Figure scripts:
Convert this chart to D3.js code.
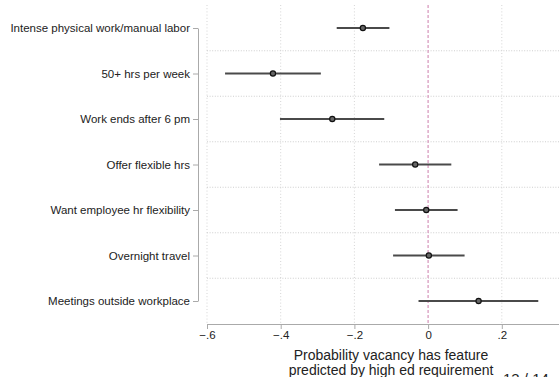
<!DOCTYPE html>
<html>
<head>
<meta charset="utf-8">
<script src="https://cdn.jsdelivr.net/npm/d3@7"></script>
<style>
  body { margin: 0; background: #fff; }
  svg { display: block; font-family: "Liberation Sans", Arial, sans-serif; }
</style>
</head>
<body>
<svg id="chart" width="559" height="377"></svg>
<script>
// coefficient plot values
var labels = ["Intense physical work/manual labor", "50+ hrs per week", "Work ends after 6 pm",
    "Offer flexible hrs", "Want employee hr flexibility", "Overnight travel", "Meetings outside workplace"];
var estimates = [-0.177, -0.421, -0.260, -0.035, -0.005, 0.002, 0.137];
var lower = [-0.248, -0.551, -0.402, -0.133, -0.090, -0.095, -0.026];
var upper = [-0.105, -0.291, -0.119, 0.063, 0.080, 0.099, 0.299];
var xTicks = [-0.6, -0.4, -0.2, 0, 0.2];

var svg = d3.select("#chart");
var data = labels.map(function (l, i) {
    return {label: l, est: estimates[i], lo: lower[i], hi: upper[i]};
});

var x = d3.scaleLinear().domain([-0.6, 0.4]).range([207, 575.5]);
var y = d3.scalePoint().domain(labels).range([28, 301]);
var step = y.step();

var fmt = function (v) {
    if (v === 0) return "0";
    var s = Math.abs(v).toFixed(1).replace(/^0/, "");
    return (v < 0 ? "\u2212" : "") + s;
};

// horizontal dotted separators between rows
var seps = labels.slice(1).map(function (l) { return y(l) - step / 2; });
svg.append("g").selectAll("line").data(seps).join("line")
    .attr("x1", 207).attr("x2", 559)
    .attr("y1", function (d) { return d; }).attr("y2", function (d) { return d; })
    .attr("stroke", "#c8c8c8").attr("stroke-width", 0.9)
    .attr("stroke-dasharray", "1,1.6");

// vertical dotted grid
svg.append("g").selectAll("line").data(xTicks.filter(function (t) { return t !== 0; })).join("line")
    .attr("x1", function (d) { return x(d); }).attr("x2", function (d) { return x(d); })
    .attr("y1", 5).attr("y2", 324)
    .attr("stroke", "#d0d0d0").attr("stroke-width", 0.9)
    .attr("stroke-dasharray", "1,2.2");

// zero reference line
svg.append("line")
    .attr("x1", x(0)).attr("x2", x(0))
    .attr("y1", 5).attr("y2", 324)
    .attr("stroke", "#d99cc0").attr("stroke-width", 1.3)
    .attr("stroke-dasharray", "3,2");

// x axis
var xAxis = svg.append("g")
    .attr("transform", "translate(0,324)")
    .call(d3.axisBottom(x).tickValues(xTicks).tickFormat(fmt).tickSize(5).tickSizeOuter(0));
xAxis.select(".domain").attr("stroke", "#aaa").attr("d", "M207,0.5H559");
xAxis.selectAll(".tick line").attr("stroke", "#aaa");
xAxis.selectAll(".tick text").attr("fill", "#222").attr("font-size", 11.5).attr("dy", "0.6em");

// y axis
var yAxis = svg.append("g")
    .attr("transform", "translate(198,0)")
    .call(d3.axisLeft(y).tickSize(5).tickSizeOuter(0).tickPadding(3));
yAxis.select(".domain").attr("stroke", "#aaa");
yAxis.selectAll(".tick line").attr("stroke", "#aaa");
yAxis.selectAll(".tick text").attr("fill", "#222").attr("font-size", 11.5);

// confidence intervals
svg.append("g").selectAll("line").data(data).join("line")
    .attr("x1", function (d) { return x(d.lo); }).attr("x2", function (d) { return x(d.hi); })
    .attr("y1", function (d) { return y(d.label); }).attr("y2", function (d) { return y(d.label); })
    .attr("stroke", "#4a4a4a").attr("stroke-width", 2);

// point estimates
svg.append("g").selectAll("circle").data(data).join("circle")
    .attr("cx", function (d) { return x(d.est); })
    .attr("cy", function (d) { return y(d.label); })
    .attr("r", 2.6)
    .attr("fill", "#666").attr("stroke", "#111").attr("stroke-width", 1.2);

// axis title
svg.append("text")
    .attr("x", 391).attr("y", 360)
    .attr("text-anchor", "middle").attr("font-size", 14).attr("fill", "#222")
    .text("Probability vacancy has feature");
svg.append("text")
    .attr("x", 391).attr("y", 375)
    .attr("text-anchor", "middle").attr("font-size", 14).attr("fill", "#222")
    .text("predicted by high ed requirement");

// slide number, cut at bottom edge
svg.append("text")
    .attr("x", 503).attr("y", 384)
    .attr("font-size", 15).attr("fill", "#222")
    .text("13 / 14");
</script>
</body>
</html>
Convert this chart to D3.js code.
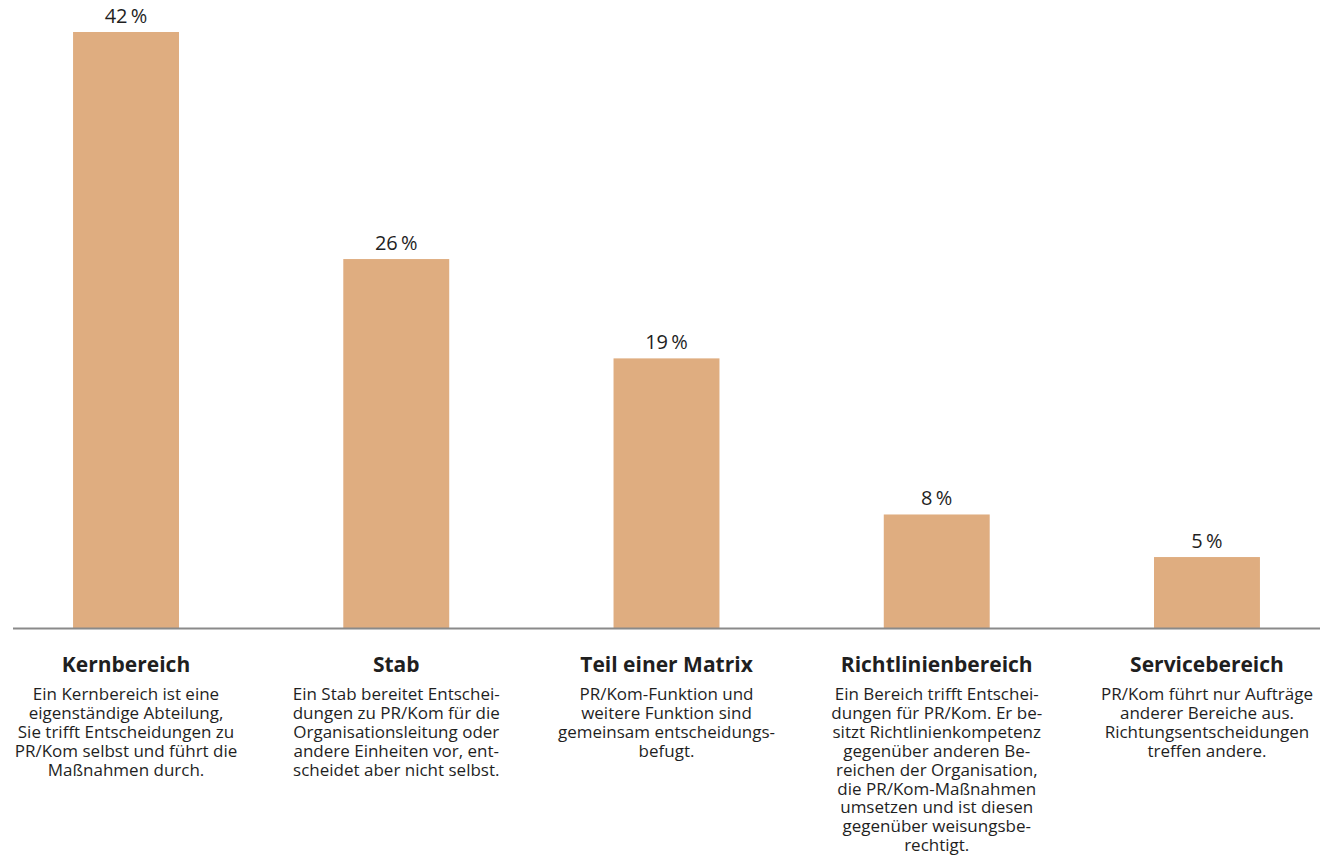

# Exercise requirements
Generate a word-for-word copy of the preceding records, excluding all pictures.

# Result for this exercise
Convert this chart to D3.js code.
<!DOCTYPE html>
<html>
<head>
<meta charset="utf-8">
<script src="https://cdn.jsdelivr.net/npm/d3@7"></script>
<style>
  body { margin: 0; background: #fff; }
  svg { display: block; font-family: "Liberation Sans", Arial, sans-serif; }
</style>
</head>
<body>
<svg id="chart" width="559" height="377"></svg>
<script>
// coefficient plot values
var labels = ["Intense physical work/manual labor", "50+ hrs per week", "Work ends after 6 pm",
    "Offer flexible hrs", "Want employee hr flexibility", "Overnight travel", "Meetings outside workplace"];
var estimates = [-0.177, -0.421, -0.260, -0.035, -0.005, 0.002, 0.137];
var lower = [-0.248, -0.551, -0.402, -0.133, -0.090, -0.095, -0.026];
var upper = [-0.105, -0.291, -0.119, 0.063, 0.080, 0.099, 0.299];
var xTicks = [-0.6, -0.4, -0.2, 0, 0.2];

var svg = d3.select("#chart");
var data = labels.map(function (l, i) {
    return {label: l, est: estimates[i], lo: lower[i], hi: upper[i]};
});

var x = d3.scaleLinear().domain([-0.6, 0.4]).range([207, 575.5]);
var y = d3.scalePoint().domain(labels).range([28, 301]);
var step = y.step();

var fmt = function (v) {
    if (v === 0) return "0";
    var s = Math.abs(v).toFixed(1).replace(/^0/, "");
    return (v < 0 ? "\u2212" : "") + s;
};

// horizontal dotted separators between rows
var seps = labels.slice(1).map(function (l) { return y(l) - step / 2; });
svg.append("g").selectAll("line").data(seps).join("line")
    .attr("x1", 207).attr("x2", 559)
    .attr("y1", function (d) { return d; }).attr("y2", function (d) { return d; })
    .attr("stroke", "#c8c8c8").attr("stroke-width", 0.9)
    .attr("stroke-dasharray", "1,1.6");

// vertical dotted grid
svg.append("g").selectAll("line").data(xTicks.filter(function (t) { return t !== 0; })).join("line")
    .attr("x1", function (d) { return x(d); }).attr("x2", function (d) { return x(d); })
    .attr("y1", 5).attr("y2", 324)
    .attr("stroke", "#d0d0d0").attr("stroke-width", 0.9)
    .attr("stroke-dasharray", "1,2.2");

// zero reference line
svg.append("line")
    .attr("x1", x(0)).attr("x2", x(0))
    .attr("y1", 5).attr("y2", 324)
    .attr("stroke", "#d99cc0").attr("stroke-width", 1.3)
    .attr("stroke-dasharray", "3,2");

// x axis
var xAxis = svg.append("g")
    .attr("transform", "translate(0,324)")
    .call(d3.axisBottom(x).tickValues(xTicks).tickFormat(fmt).tickSize(5).tickSizeOuter(0));
xAxis.select(".domain").attr("stroke", "#aaa").attr("d", "M207,0.5H559");
xAxis.selectAll(".tick line").attr("stroke", "#aaa");
xAxis.selectAll(".tick text").attr("fill", "#222").attr("font-size", 11.5).attr("dy", "0.6em");

// y axis
var yAxis = svg.append("g")
    .attr("transform", "translate(198,0)")
    .call(d3.axisLeft(y).tickSize(5).tickSizeOuter(0).tickPadding(3));
yAxis.select(".domain").attr("stroke", "#aaa");
yAxis.selectAll(".tick line").attr("stroke", "#aaa");
yAxis.selectAll(".tick text").attr("fill", "#222").attr("font-size", 11.5);

// confidence intervals
svg.append("g").selectAll("line").data(data).join("line")
    .attr("x1", function (d) { return x(d.lo); }).attr("x2", function (d) { return x(d.hi); })
    .attr("y1", function (d) { return y(d.label); }).attr("y2", function (d) { return y(d.label); })
    .attr("stroke", "#4a4a4a").attr("stroke-width", 2);

// point estimates
svg.append("g").selectAll("circle").data(data).join("circle")
    .attr("cx", function (d) { return x(d.est); })
    .attr("cy", function (d) { return y(d.label); })
    .attr("r", 2.6)
    .attr("fill", "#666").attr("stroke", "#111").attr("stroke-width", 1.2);

// axis title
svg.append("text")
    .attr("x", 391).attr("y", 360)
    .attr("text-anchor", "middle").attr("font-size", 14).attr("fill", "#222")
    .text("Probability vacancy has feature");
svg.append("text")
    .attr("x", 391).attr("y", 375)
    .attr("text-anchor", "middle").attr("font-size", 14).attr("fill", "#222")
    .text("predicted by high ed requirement");

// slide number, cut at bottom edge
svg.append("text")
    .attr("x", 503).attr("y", 384)
    .attr("font-size", 15).attr("fill", "#222")
    .text("13 / 14");
</script>
</body>
</html>
Convert this chart to D3.js code.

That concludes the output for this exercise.